15/06/2008

Livro: Dicionário de Eça de Queiroz

Livro: Dicionário de Eça de Queiroz - A. Campos Matos - Lisboa: Caminho, 1988 - Perdi ao menos duas belas namoradas por culpa de meu amor incondicional à música e à literatura. Uma delas, Janaína, morena jambo com olhos enormes cor de jabuticaba, foi quando ouvíamos as bachianas de Villa-Lobos e ela, como que querendo iniciar algum assunto para reduzir o silêncio da música, disse que sempre adorou o velho Heitor, sobretudo sua belíssima O Guarani que, orgulhosa, assistira no Teatro Municipal do Rio de Janeiro. Depois foram muitas as lágrimas derramadas com a perda de Lícia, uma rosácea descendente de poloneses cuja pele parecia derreter apenas com um olhar. Em visita à Biblioteca Nacional, com suas gigantescas estantes carregadas de ácaros e cultura, Lícia não conteve sua emoção diante dos raios de sol que emaranhavam-se pelas janelas do velho edifício, iluminando os centenários tomos ali dispostos, e confessou que um dos melhores livros que já lera fora O Quinze, da magnífica cearense Eça de Queiroz. Pensei em conversar com ela sobre Portugal e Rachel, velha amiga, mas preferi terminar meu churros a revirar lembranças que poderiam nos remeter ao Auto da Barca do Inferno, de Gilberto Gil, virtuose do berimbau de duas cordas que abandonara a música clássica baiana para dedicar-se ao cordel. Que meus amigos Pedro Nunes e Francisco Grijó me perdoem, com as bênçãos de Santos Neves, mas desde meus impúberes anos sempre tive uma atração incontrolável por dicionários. Já aos 10 anos furtava páginas deliciosas da Enciclopédia Mirador de meu distraído avô, incapaz de denunciar-me pois era por trás de seus volumes que o bondoso ancião escondia seu maço de Continental sem filtro. Só nós dois sabíamos do delituoso segredo.

O tempo passou, minha avó continuou sentindo cheiro de tabaco nas cortinas e, recentemente, percebi que boa parcela de minha biblioteca é composta por dicionários.

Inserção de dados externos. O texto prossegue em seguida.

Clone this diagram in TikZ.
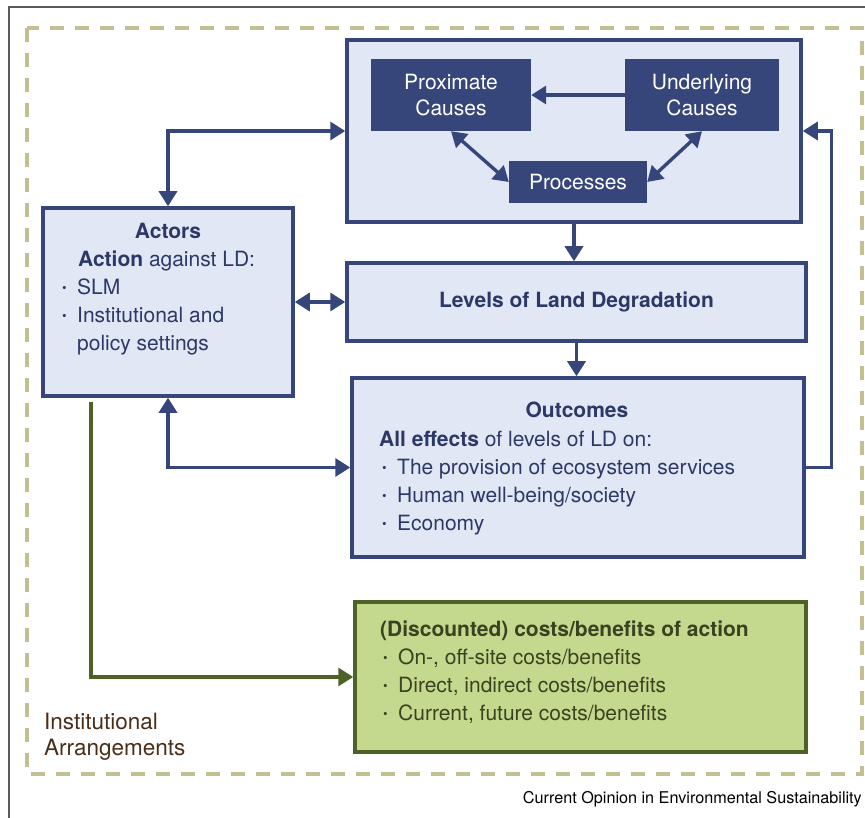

Desde um magnífico de filosofia, em quatro volumes, do espanhol Ferrater Mora, até um sobre vampiros, passando por um de escritoras brasileiras (sim, Lícia, elas existem), outro de arquétipos literários russos e outro de yorubá-javanês, de Lima Barreto. Pois bem, aqui estamos, eu e minha máquina fotográfica (não encontrei fotos na net) diante de um dos livros que mais prazer e orgulho me dão, um dicionário sobre Eça, aquele bacharel em Direito que viajou pelo Egito, morou em Cuba e Inglaterra, escreveu para diversos jornais, inclusive para o carioca Gazeta de Notícias, autor de magnífica obra, uma das mais convincentes da língua portuguesa. Quem pode passar pela vida e não ler A Ilustre Casa de Ramires, Os Maias, O Primo Basílio ou A Cidade e as Serras?

E para aqueles que já leram tudo do genial cearense, nada como esse fabuloso dicionário, um trabalho de fôlego que nos concede informações e notas que só fazem confirmar o valor da obra e emocionar com a vida desse homem singular.